The plot is accessed from its eastern edge which marks the end of an access road that connects to El Moutran Street. The periphery of the site is treated with a continuous blind property wall that holds the edge of an internal 1,320-square-meter garden and isolates the ground floor from its immediate surroundings.
The 20-floor building comprises four simplex apartment typologies and a penthouse typology. The simplex apartments range from a 110-square-meter one-bedroom apartment to the largest four-bedroom apartment of approximately 500 square meters. The last three floors house two triplex penthouse apartments of 560 square meters.

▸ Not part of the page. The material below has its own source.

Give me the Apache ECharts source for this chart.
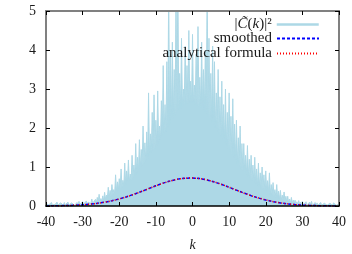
<!DOCTYPE html>
<html><head><meta charset="utf-8">
<script src="https://cdn.jsdelivr.net/npm/echarts@6/dist/echarts.min.js"></script>
<style>html,body{margin:0;padding:0;background:#fff}#c{width:352px;height:254px}</style>
</head><body><div id="c"></div>
<script>
// |C(k)|^2 samples, k from -40 to 40 in steps of 0.25 (spike, dip, spike, dip ...)
const kStart = -40, kStep = 0.25;
const noisy = [
0.06,0.02,0.08,0.03,0.05,0.02,0.09,0.03,
0.07,0.03,0.04,0.02,0.10,0.03,0.06,0.02,
0.08,0.03,0.05,0.02,0.09,0.03,0.07,0.02,
0.10,0.03,0.06,0.02,0.08,0.03,0.11,0.02,
0.07,0.03,0.09,0.02,0.12,0.04,0.06,0.03,
0.11,0.04,0.08,0.05,0.13,0.04,0.10,0.05,
0.14,0.06,0.18,0.07,0.12,0.06,0.17,0.08,
0.22,0.10,0.30,0.12,0.19,0.11,0.26,0.14,
0.35,0.17,0.28,0.19,0.48,0.22,0.40,0.25,
0.55,0.28,0.42,0.32,0.80,0.36,0.62,0.40,
0.70,0.44,0.95,0.48,0.66,0.52,1.10,0.55,
0.90,0.60,1.18,0.62,0.82,0.66,1.30,0.72,
1.05,0.78,1.60,0.82,1.25,0.88,1.70,0.95,
1.45,1.02,2.05,1.08,1.62,1.15,1.90,1.22,
2.90,1.30,1.85,1.36,2.40,1.42,2.85,1.48,
2.20,1.55,2.95,1.60,2.05,1.68,2.70,1.75,
3.60,1.85,2.60,1.92,3.70,2.00,5.60,2.10,
3.90,2.18,4.20,2.25,3.50,2.32,5.50,2.40,
5.80,2.45,3.40,2.50,4.30,2.55,3.00,2.58,
4.10,2.60,3.60,2.62,4.50,2.65,3.20,2.64,
4.40,2.62,3.10,2.60,3.90,2.58,4.60,2.55,
3.30,2.52,4.20,2.48,3.50,2.42,4.00,2.36,
5.60,2.30,4.30,2.22,3.40,2.15,4.10,2.08,
3.70,2.00,2.90,1.92,3.50,1.85,2.80,1.78,
3.20,1.70,2.60,1.62,3.00,1.55,2.40,1.48,
2.90,1.40,2.30,1.32,2.75,1.25,2.10,1.18,
2.20,1.10,1.75,1.02,2.05,0.95,1.60,0.90,
1.60,0.85,1.30,0.80,1.55,0.75,1.20,0.70,
1.30,0.65,1.05,0.60,1.25,0.56,0.95,0.52,
1.10,0.50,0.85,0.46,1.00,0.43,0.80,0.40,
0.90,0.38,0.65,0.34,0.85,0.30,0.55,0.27,
0.60,0.25,0.42,0.22,0.55,0.19,0.38,0.17,
0.40,0.15,0.28,0.13,0.36,0.11,0.25,0.10,
0.25,0.08,0.18,0.07,0.22,0.06,0.15,0.06,
0.15,0.05,0.11,0.04,0.14,0.04,0.10,0.03,
0.12,0.03,0.08,0.02,0.11,0.03,0.07,0.02,
0.10,0.03,0.12,0.02,0.07,0.03,0.09,0.02,
0.08,0.02,0.06,0.03,0.09,0.02,0.05,0.02,
0.07,0.03,0.08,0.02,0.05,0.03,0.07,0.02,
0.06,0.02,0.08,0.03,0.05,0.02,0.07,0.03,
0.05
];
const curveK = [-40,-38,-36,-34,-32,-30,-28,-26,-24,-22,-20,-18,-16,-14,-12,-10,-8,-6,-4,-2,0,2,4,6,8,10,12,14,16,18,20,22,24,26,28,30,32,34,36,38,40];
const smoothed = [0.003,0.005,0.008,0.012,0.020,0.031,0.046,0.068,0.097,0.134,0.181,0.236,0.301,0.371,0.445,0.519,0.587,0.646,0.689,0.713,0.718,0.703,0.668,0.616,0.552,0.480,0.406,0.333,0.265,0.205,0.154,0.112,0.079,0.054,0.036,0.023,0.014,0.009,0.005,0.003,0.002];
const analytical = [0.002,0.004,0.007,0.012,0.019,0.030,0.045,0.067,0.096,0.133,0.180,0.235,0.300,0.370,0.444,0.518,0.586,0.645,0.688,0.714,0.719,0.704,0.669,0.617,0.553,0.481,0.407,0.334,0.266,0.206,0.155,0.113,0.080,0.055,0.037,0.024,0.015,0.009,0.006,0.003,0.002];
const names = ['|C\u0303(k)|\u00b2', 'smoothed', 'analytical formula'];

const FONT = 'Liberation Serif';
const TXT = '#1a1a1a';
const chart = echarts.init(document.getElementById('c'), null, {renderer: 'canvas'});

function legendFor(name, top, extra) {
  return Object.assign({
    data: [name], right: 32, top: top, padding: 0, align: 'right',
    itemWidth: 42, itemHeight: 12, selectedMode: false,
    itemStyle: {opacity: 0, color: 'rgba(0,0,0,0)', borderWidth: 0},
    textStyle: {fontFamily: FONT, fontSize: 15, color: TXT,
      rich: {n: {fontFamily: FONT, fontSize: 15, color: TXT},
             i: {fontFamily: FONT, fontSize: 15, color: TXT, fontStyle: 'italic'}}}
  }, extra || {});
}

chart.setOption({
  animation: false,
  grid: {left: 46, right: 13, top: 11, bottom: 48, containLabel: false, outerBoundsMode: 'none'},
  legend: [
    legendFor(names[0], 17, {formatter: () => '{n||}{i|C\u0303}{n|(}{i|k}{n|)|\u00b2}', lineStyle: {width: 2.5}}),
    legendFor(names[1], 31),
    legendFor(names[2], 46)
  ],
  xAxis: [
    {type: 'value', min: -40, max: 40, interval: 10, position: 'bottom', z: 10,
     axisLine: {show: true, onZero: false, lineStyle: {color: '#000', width: 1.5}},
     axisTick: {show: true, inside: true, length: 4, lineStyle: {color: '#000'}},
     axisLabel: {margin: 9, color: TXT, fontFamily: FONT, fontSize: 14},
     splitLine: {show: false},
     name: 'k', nameLocation: 'middle', nameGap: 32,
     nameTextStyle: {fontFamily: FONT, fontSize: 14, fontStyle: 'italic', color: TXT}},
    {type: 'value', min: -40, max: 40, interval: 10, position: 'top', z: 10,
     axisLine: {show: true, onZero: false, lineStyle: {color: '#808080', width: 2}},
     axisTick: {show: true, inside: true, length: 4, lineStyle: {color: '#000'}},
     axisLabel: {show: false}, splitLine: {show: false}}
  ],
  yAxis: [
    {type: 'value', min: 0, max: 5, interval: 1, position: 'left', z: 10,
     axisLine: {show: true, onZero: false, lineStyle: {color: '#808080', width: 2}},
     axisTick: {show: true, inside: true, length: 4, lineStyle: {color: '#000'}},
     axisLabel: {margin: 10, color: TXT, fontFamily: FONT, fontSize: 14},
     splitLine: {show: false}},
    {type: 'value', min: 0, max: 5, interval: 1, position: 'right', z: 10,
     axisLine: {show: true, onZero: false, lineStyle: {color: '#808080', width: 2}},
     axisTick: {show: true, inside: true, length: 4, lineStyle: {color: '#000'}},
     axisLabel: {show: false}, splitLine: {show: false}}
  ],
  series: [
    {name: names[0], type: 'line', symbol: 'none', clip: true,
     lineStyle: {color: '#add8e6', width: 1}, itemStyle: {color: '#add8e6'},
     areaStyle: {color: '#add8e6', opacity: 1},
     data: noisy.map((v, i) => [kStart + i * kStep, v])},
    {name: names[1], type: 'line', symbol: 'none',
     lineStyle: {color: '#0000ff', width: 1.5, type: [3, 2]}, itemStyle: {color: '#0000ff'},
     data: curveK.map((k, i) => [k, smoothed[i]])},
    {name: names[2], type: 'line', symbol: 'none',
     lineStyle: {color: '#ff0000', width: 1.5, type: [1, 2]}, itemStyle: {color: '#ff0000'},
     data: curveK.map((k, i) => [k, analytical[i]])}
  ]
});
</script></body></html>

The building floor plate has elongated proportions of 35 by 12 meters, allowing for the exceptional exposure of all spaces in the plan due to the double orientation of all rooms and their proximity to the peripheral edges of the slab (less than four meters at any point in the plan). Unlike typical residential building typologies which are developed on deeper slabs, the Plot # 1342-1343 apartments benefit from ample natural light, generous natural ventilation and exceptional continuous exposure to the outside. Resembling a galvanized steel armor, the façade of the building is based on a very precise geometrical grid of frames and sub-frames which act as support for a secondary skin of vertical and horizontal galvanized steel elements. This secondary lattice serves as a guiding framework for the generous openings in the façade, spanning wall-to-wall and floor-to-ceiling in all glazed rooms. This same structure also ingrates the galvanized steel grating panels, which shade the opaque walls as well as the building’s zones of transition.